Jebaraj noted the higher rates have homeowners in Northwest Arkansas reluctant to move, even though their houses have gained in value, because most are unwilling to trade a low interest rate for a much higher one. Sales are still being made though, as people moving to the area are buying, while some of those newcomers are also opting to rent and hope for a return to lower mortgage rates.

Of the houses sold in the first half of the year, 39% or 1,707, were new construction, up from 27% for the same period a year ago. Jebaraj said that makes sense, as new houses are the ones that are primarily available in today's market as homeowners seem to be willing to wait on the sidelines for now.

There number of houses for sale based on the multiple listing service database for the period were 1,591, nearly unchanged the previous six months, but up 33% from the same period a year ago and a 168% increase from 584 in the second half of 2021.

Tara Limbird, principal broker and co-owner of Rogers-based Limbird Real Estate Group, said in an interview that homeowners are staying put and aren't willing to trade in their low mortgage rates unless they're forced to move for a job or a similar life-changing circumstance.

"Sellers would be buyers if the mortgage rate was right," she said.

Limbird said she suspects if mortgage rates move down in the 5% range again, perhaps in 2024, the market will see a lot of movement because of pent-up demand.

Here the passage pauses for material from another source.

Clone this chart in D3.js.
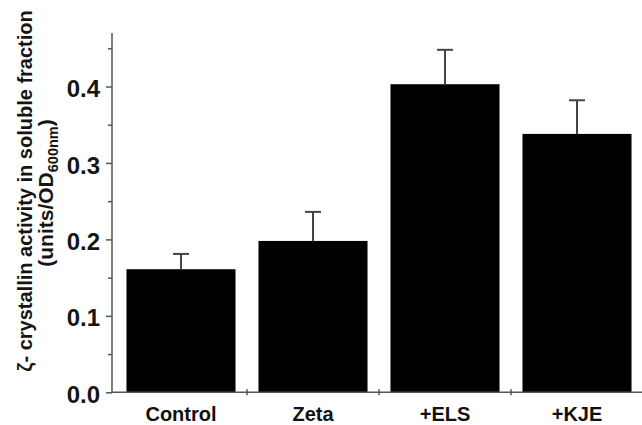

The three county area's multifamily vacancy rate for the first half of 2023 was up at 2.25%, when compared to 1.6% the previous quarter. The gain is credited to five new projects coming online in Bentonville, Rogers and Springdale, adding 812 units to the market along with seasonal changes in the Fayetteville market which include students moving out of the "by the bed" market.

Jebaraj said while there was a slight increase in the vacancy rate, it was effectively zero in the region.

Vacancy rates range from 1.2% in Fayetteville to 4.5% in Siloam Springs. All the cities surveyed saw their vacancy rates increase for the period except for Siloam Springs, which saw its rate decrease from 5% for the pervious six month period.

The average rent was up 2.8% to $952 for the first half of the year, and increase from $926.55 for the previous six months. Rates are up 10.6% from the same period last year.

A median two bedroom apartment for three county areas stood at 912 square feet and rented at a rate of 89 cents a square foot, the lowest rate for the period. The median "by the bed" apartment's rate for the period was $1.78 per square foot for 408 square feet, the highest rate, according to the report.

The Skyline Report examines the residential, commercial and multifamily real estate market in Benton, Washington and Madison counties. Researchers at the University of Arkansas' Center for Business and Economic Research compile data for the report. Arvest Bank first sponsored the Skyline Report in 2005.